Given the high temperatures involved in existing reforming processes, the use of fuel reforming catalyst systems to generate additional hydrogen for use in gas turbine engines has been very limited. The known prior art catalyst systems simply do not provide an acceptable method for reforming heavier liquids and/or gas fuel components while effectively controlling and utilizing the exothermic heat of reaction generated by the reforming operation.
Thus, various thermal efficiency issues still exist with known prior art systems. For example, Muenberger U.S. Pat. No. 3,796,547 discloses a heat exchange apparatus using an exothermic catalyst housed within an enclosed cylindrical vessel with one or more heat exchangers embedded within the catalyst bed to assist in controlling the heat generated by the catalytic reaction of the feed stream, with the coolant (typically water) being introduced from an outside source and then removed from the heat exchangers. Muenberger does not contemplate or teach using the treated process stream to impart cooling to the reformed constituents or otherwise maintain a thermally integrated process.
Sederquist U.S. Pat.
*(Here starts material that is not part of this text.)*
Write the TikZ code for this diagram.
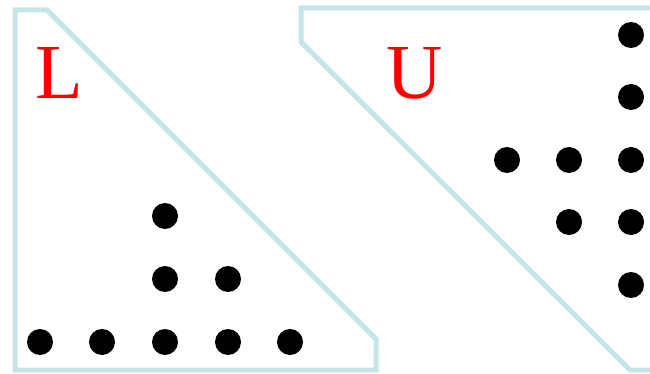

No. 6,444,179 describes an “autothermal” fuel cell type reformer for converting a fuel and generating free hydrogen via a catalytic reaction using superheated steam. The fuel cell reformer comprises a closed pressure vessel with first and second reactant manifolds, each consisting of a plurality of mixing tubes configured such that the heat generated from the catalytic reaction can be used to generate the superheated steam used in the reaction. Sederquist does not contemplate using the additional heat to treat the fuel source.
Clawson et al, U.S. Pat. No. 6,083,425, illustrates a conventional method for converting a hydrocarbon fuel into hydrogen and carbon dioxide within a “reformer” using an oxygen-rich gas feed and steam introduced into a partial oxidation reaction zone containing a reforming catalyst. Clawson et al do not contemplate using the treated fuel stream to impart cooling to the reformed constituents.
Hokari et al, U.S. Publication No. 2005/0472137 discloses a process for treating heavy oil by mixing the oil with “supercritical” high temperature, high pressure water and an oxidizing agent to oxide vanadium, and then separating out the resulting vanadium oxide. Again, Hokari et al do not use thermal integration of catalyst-generated heat.
Commonly-owned U.S. Pat. No. 5,113,478 describes a liquid fuel vaporizer using a heating plug disposed within a tubular body in which the liquid fuel is vaporized as a result of radiant heat from the combustion chamber and “heat-receiving” fins on the outside of the tubular member when the temperature of the combustor chamber exceeds certain threshold levels.
Thus, a significant need still exists for a reformer system capable of producing substantial quantities of free hydrogen while efficiently using the exothermic heat of reaction to treat liquid and/or “waste gas” components to render them chemically and thermally viable as supplemental fuel components.